Would you transcribe the whole listing exactly, minus its pictures?

*** Information supplied

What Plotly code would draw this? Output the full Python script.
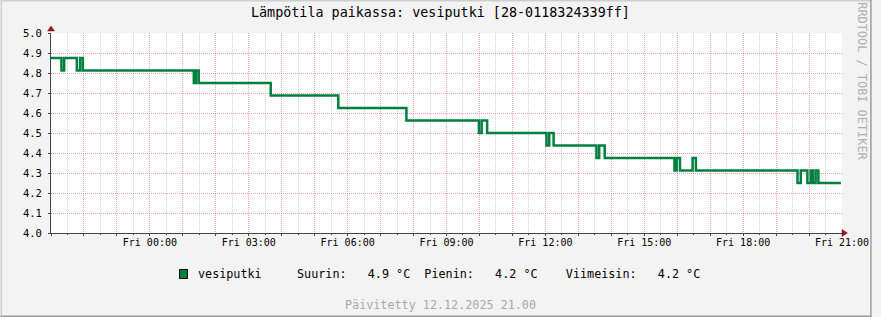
import plotly.graph_objects as go

# ---------------- data ----------------
range_start = "2025-12-11 21:00"
range_end = "2025-12-12 21:00"

# times where the temperature reading changes (step data)
change_times = [
    "2025-12-11 21:00", "2025-12-11 21:19", "2025-12-11 21:24", "2025-12-11 21:47",
    "2025-12-11 21:53", "2025-12-11 21:58",
    "2025-12-12 01:20", "2025-12-12 01:24", "2025-12-12 01:29",
    "2025-12-12 03:40", "2025-12-12 05:43", "2025-12-12 07:47",
    "2025-12-12 09:59", "2025-12-12 10:04", "2025-12-12 10:14",
    "2025-12-12 12:02", "2025-12-12 12:07", "2025-12-12 12:15",
    "2025-12-12 13:33", "2025-12-12 13:38", "2025-12-12 13:48",
    "2025-12-12 15:55", "2025-12-12 15:59", "2025-12-12 16:05",
    "2025-12-12 16:28", "2025-12-12 16:34",
    "2025-12-12 19:39", "2025-12-12 19:45", "2025-12-12 19:57",
    "2025-12-12 20:03", "2025-12-12 20:07", "2025-12-12 20:12",
    "2025-12-12 20:17", "2025-12-12 20:58",
]
temps = [
    4.875, 4.8125, 4.875, 4.8125,
    4.875, 4.8125,
    4.75, 4.8125, 4.75,
    4.6875, 4.625, 4.5625,
    4.5, 4.5625, 4.5,
    4.4375, 4.5, 4.4375,
    4.375, 4.4375, 4.375,
    4.3125, 4.375, 4.3125,
    4.375, 4.3125,
    4.25, 4.3125, 4.25,
    4.3125, 4.25, 4.3125,
    4.25, 4.25,
]
label_times = [
    "2025-12-12 00:00", "2025-12-12 03:00", "2025-12-12 06:00", "2025-12-12 09:00",
    "2025-12-12 12:00", "2025-12-12 15:00", "2025-12-12 18:00", "2025-12-12 21:00",
]
series_name = "vesiputki"
title_text = "Lämpötila paikassa: vesiputki [28-0118324339ff]"
updated_text = "Päivitetty 12.12.2025 21.00"
watermark = "RRDTOOL / TOBI OETIKER"

# ---------------- layout geometry ----------------
W, H = 881, 317
L, R, T, B = 51, 30, 33, 84
PW, PH = W - L - R, H - T - B
MONO = "DejaVu Sans Mono"
GREEN = "#00803f"
MGRID = "rgba(215,90,90,0.55)"
MINGRID = "rgba(150,150,150,0.45)"
AXIS = "#444444"
ARROW = "#8b1a1a"


def px(x):
    return (x - L) / PW


def py(y):
    return (H - B - y) / PH


def nb(s):
    return s.replace(" ", "\u00a0")


fig = go.Figure()
fig.add_trace(go.Scatter(
    x=change_times, y=temps, mode="lines", line=dict(color=GREEN, width=2.5, shape="hv"),
    name=series_name, showlegend=False, hoverinfo="x+y",
))
# invisible trace carrying the label axis
fig.add_trace(go.Scatter(
    x=[range_start, range_end], y=[None, None], xaxis="x2", mode="lines",
    showlegend=False, hoverinfo="skip",
))

fig.update_layout(
    width=W, height=H,
    margin=dict(l=L, r=R, t=T, b=B, pad=0),
    paper_bgcolor="#f3f3f3", plot_bgcolor="#ffffff",
    font=dict(family=MONO, size=10, color="#000000"),
    xaxis=dict(
        type="date", range=[range_start, range_end],
        tick0=range_start, dtick=3600000,
        showticklabels=False, ticks="outside", ticklen=2, tickcolor=AXIS,
        showgrid=True, gridcolor=MGRID, griddash="1px,1px", gridwidth=1,
        minor=dict(dtick=1800000, tick0=range_start, showgrid=True, gridcolor=MINGRID,
                   griddash="1px,1px", ticks="outside", ticklen=1, tickcolor=AXIS),
        showline=True, linecolor=AXIS, linewidth=1, zeroline=False,
        fixedrange=True,
    ),
    xaxis2=dict(
        type="date", range=[range_start, range_end], overlaying="x", anchor="y",
        side="bottom", tickvals=label_times, tickformat="%a %H:%M",
        ticks="", showgrid=False, showline=False, zeroline=False,
        tickfont=dict(family=MONO, size=10, color="#000000"),
        ticklabelstandoff=2,
    ),
    yaxis=dict(
        range=[4.0, 5.0], tick0=4.0, dtick=0.1, tickformat=".1f",
        ticks="outside", ticklen=2, tickcolor=AXIS,
        showgrid=True, gridcolor=MGRID, griddash="1px,1px", gridwidth=1,
        showline=True, linecolor=AXIS, linewidth=1, zeroline=False,
        tickfont=dict(family=MONO, size=10.5, color="#000000"),
        ticklabelstandoff=4,
    ),
)

mx, mn, last = max(temps), min(temps), temps[-1]
legend_line = (f"{series_name}     Suurin:  {mx:4.1f} °C  Pienin:  {mn:4.1f} °C"
               f"    Viimeisin:  {last:4.1f} °C")

ann = [
    dict(text=nb(title_text), x=px(445), y=py(13), xanchor="center", yanchor="middle",
         font=dict(family=MONO, size=13.4, color="#000000")),
    dict(text=nb(legend_line), x=px(197.5), y=py(274), xanchor="left", yanchor="middle",
         font=dict(family=MONO, size=11.75, color="#000000")),
    dict(text=nb(updated_text), x=px(444.5), y=py(305), xanchor="center", yanchor="middle",
         font=dict(family=MONO, size=11.75, color="#a8a8a8")),
    dict(text=nb(watermark), x=px(871), y=py(81), xanchor="center", yanchor="middle",
         textangle=90, font=dict(family=MONO, size=11.9, color="#b0b0b0")),
]
for a in ann:
    a.update(xref="paper", yref="paper", showarrow=False)
fig.update_layout(annotations=ann)


def tri(points, color):
    path = "M " + " L ".join(f"{px(a)},{py(b)}" for a, b in points) + " Z"
    return dict(type="path", xref="paper", yref="paper", path=path,
                fillcolor=color, line=dict(color=color, width=0.5), layer="above")


shapes = [
    # axis arrows
    tri([(47.5, 31), (54.5, 31), (51, 26)], ARROW),
    tri([(851, 229.5), (851, 236.5), (856.5, 233)], ARROW),
    # legend colour box
    dict(type="rect", xref="paper", yref="paper", x0=px(181), x1=px(189), y0=py(269.5), y1=py(278.5),
         fillcolor=GREEN, line=dict(color="#000000", width=1), layer="above"),
    # image border (shade)
    dict(type="line", xref="paper", yref="paper", x0=px(0), x1=px(W), y0=py(0.75), y1=py(0.75),
         line=dict(color="#cfcfcf", width=1.5)),
    dict(type="line", xref="paper", yref="paper", x0=px(0.75), x1=px(0.75), y0=py(0), y1=py(H),
         line=dict(color="#cfcfcf", width=1.5)),
    dict(type="line", xref="paper", yref="paper", x0=px(0), x1=px(W), y0=py(H - 0.75), y1=py(H - 0.75),
         line=dict(color="#9e9e9e", width=1.5)),
    dict(type="line", xref="paper", yref="paper", x0=px(W - 0.75), x1=px(W - 0.75), y0=py(0), y1=py(H),
         line=dict(color="#9e9e9e", width=1.5)),
]
fig.update_layout(shapes=shapes)

fig.write_html("out.html", config={"displayModeBar": False})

******

**Response below**
What Plotly code would draw this? Output the full Python script.
import plotly.graph_objects as go

# ---------------- data ----------------
range_start = "2025-12-11 21:00"
range_end = "2025-12-12 21:00"

# times where the temperature reading changes (step data)
change_times = [
    "2025-12-11 21:00", "2025-12-11 21:19", "2025-12-11 21:24", "2025-12-11 21:47",
    "2025-12-11 21:53", "2025-12-11 21:58",
    "2025-12-12 01:20", "2025-12-12 01:24", "2025-12-12 01:29",
    "2025-12-12 03:40", "2025-12-12 05:43", "2025-12-12 07:47",
    "2025-12-12 09:59", "2025-12-12 10:04", "2025-12-12 10:14",
    "2025-12-12 12:02", "2025-12-12 12:07", "2025-12-12 12:15",
    "2025-12-12 13:33", "2025-12-12 13:38", "2025-12-12 13:48",
    "2025-12-12 15:55", "2025-12-12 15:59", "2025-12-12 16:05",
    "2025-12-12 16:28", "2025-12-12 16:34",
    "2025-12-12 19:39", "2025-12-12 19:45", "2025-12-12 19:57",
    "2025-12-12 20:03", "2025-12-12 20:07", "2025-12-12 20:12",
    "2025-12-12 20:17", "2025-12-12 20:58",
]
temps = [
    4.875, 4.8125, 4.875, 4.8125,
    4.875, 4.8125,
    4.75, 4.8125, 4.75,
    4.6875, 4.625, 4.5625,
    4.5, 4.5625, 4.5,
    4.4375, 4.5, 4.4375,
    4.375, 4.4375, 4.375,
    4.3125, 4.375, 4.3125,
    4.375, 4.3125,
    4.25, 4.3125, 4.25,
    4.3125, 4.25, 4.3125,
    4.25, 4.25,
]
label_times = [
    "2025-12-12 00:00", "2025-12-12 03:00", "2025-12-12 06:00", "2025-12-12 09:00",
    "2025-12-12 12:00", "2025-12-12 15:00", "2025-12-12 18:00", "2025-12-12 21:00",
]
series_name = "vesiputki"
title_text = "Lämpötila paikassa: vesiputki [28-0118324339ff]"
updated_text = "Päivitetty 12.12.2025 21.00"
watermark = "RRDTOOL / TOBI OETIKER"

# ---------------- layout geometry ----------------
W, H = 881, 317
L, R, T, B = 51, 30, 33, 84
PW, PH = W - L - R, H - T - B
MONO = "DejaVu Sans Mono"
GREEN = "#00803f"
MGRID = "rgba(215,90,90,0.55)"
MINGRID = "rgba(150,150,150,0.45)"
AXIS = "#444444"
ARROW = "#8b1a1a"


def px(x):
    return (x - L) / PW


def py(y):
    return (H - B - y) / PH


def nb(s):
    return s.replace(" ", "\u00a0")


fig = go.Figure()
fig.add_trace(go.Scatter(
    x=change_times, y=temps, mode="lines", line=dict(color=GREEN, width=2.5, shape="hv"),
    name=series_name, showlegend=False, hoverinfo="x+y",
))
# invisible trace carrying the label axis
fig.add_trace(go.Scatter(
    x=[range_start, range_end], y=[None, None], xaxis="x2", mode="lines",
    showlegend=False, hoverinfo="skip",
))

fig.update_layout(
    width=W, height=H,
    margin=dict(l=L, r=R, t=T, b=B, pad=0),
    paper_bgcolor="#f3f3f3", plot_bgcolor="#ffffff",
    font=dict(family=MONO, size=10, color="#000000"),
    xaxis=dict(
        type="date", range=[range_start, range_end],
        tick0=range_start, dtick=3600000,
        showticklabels=False, ticks="outside", ticklen=2, tickcolor=AXIS,
        showgrid=True, gridcolor=MGRID, griddash="1px,1px", gridwidth=1,
        minor=dict(dtick=1800000, tick0=range_start, showgrid=True, gridcolor=MINGRID,
                   griddash="1px,1px", ticks="outside", ticklen=1, tickcolor=AXIS),
        showline=True, linecolor=AXIS, linewidth=1, zeroline=False,
        fixedrange=True,
    ),
    xaxis2=dict(
        type="date", range=[range_start, range_end], overlaying="x", anchor="y",
        side="bottom", tickvals=label_times, tickformat="%a %H:%M",
        ticks="", showgrid=False, showline=False, zeroline=False,
        tickfont=dict(family=MONO, size=10, color="#000000"),
        ticklabelstandoff=2,
    ),
    yaxis=dict(
        range=[4.0, 5.0], tick0=4.0, dtick=0.1, tickformat=".1f",
        ticks="outside", ticklen=2, tickcolor=AXIS,
        showgrid=True, gridcolor=MGRID, griddash="1px,1px", gridwidth=1,
        showline=True, linecolor=AXIS, linewidth=1, zeroline=False,
        tickfont=dict(family=MONO, size=10.5, color="#000000"),
        ticklabelstandoff=4,
    ),
)

mx, mn, last = max(temps), min(temps), temps[-1]
legend_line = (f"{series_name}     Suurin:  {mx:4.1f} °C  Pienin:  {mn:4.1f} °C"
               f"    Viimeisin:  {last:4.1f} °C")

ann = [
    dict(text=nb(title_text), x=px(445), y=py(13), xanchor="center", yanchor="middle",
         font=dict(family=MONO, size=13.4, color="#000000")),
    dict(text=nb(legend_line), x=px(197.5), y=py(274), xanchor="left", yanchor="middle",
         font=dict(family=MONO, size=11.75, color="#000000")),
    dict(text=nb(updated_text), x=px(444.5), y=py(305), xanchor="center", yanchor="middle",
         font=dict(family=MONO, size=11.75, color="#a8a8a8")),
    dict(text=nb(watermark), x=px(871), y=py(81), xanchor="center", yanchor="middle",
         textangle=90, font=dict(family=MONO, size=11.9, color="#b0b0b0")),
]
for a in ann:
    a.update(xref="paper", yref="paper", showarrow=False)
fig.update_layout(annotations=ann)


def tri(points, color):
    path = "M " + " L ".join(f"{px(a)},{py(b)}" for a, b in points) + " Z"
    return dict(type="path", xref="paper", yref="paper", path=path,
                fillcolor=color, line=dict(color=color, width=0.5), layer="above")


shapes = [
    # axis arrows
    tri([(47.5, 31), (54.5, 31), (51, 26)], ARROW),
    tri([(851, 229.5), (851, 236.5), (856.5, 233)], ARROW),
    # legend colour box
    dict(type="rect", xref="paper", yref="paper", x0=px(181), x1=px(189), y0=py(269.5), y1=py(278.5),
         fillcolor=GREEN, line=dict(color="#000000", width=1), layer="above"),
    # image border (shade)
    dict(type="line", xref="paper", yref="paper", x0=px(0), x1=px(W), y0=py(0.75), y1=py(0.75),
         line=dict(color="#cfcfcf", width=1.5)),
    dict(type="line", xref="paper", yref="paper", x0=px(0.75), x1=px(0.75), y0=py(0), y1=py(H),
         line=dict(color="#cfcfcf", width=1.5)),
    dict(type="line", xref="paper", yref="paper", x0=px(0), x1=px(W), y0=py(H - 0.75), y1=py(H - 0.75),
         line=dict(color="#9e9e9e", width=1.5)),
    dict(type="line", xref="paper", yref="paper", x0=px(W - 0.75), x1=px(W - 0.75), y0=py(0), y1=py(H),
         line=dict(color="#9e9e9e", width=1.5)),
]
fig.update_layout(shapes=shapes)

fig.write_html("out.html", config={"displayModeBar": False})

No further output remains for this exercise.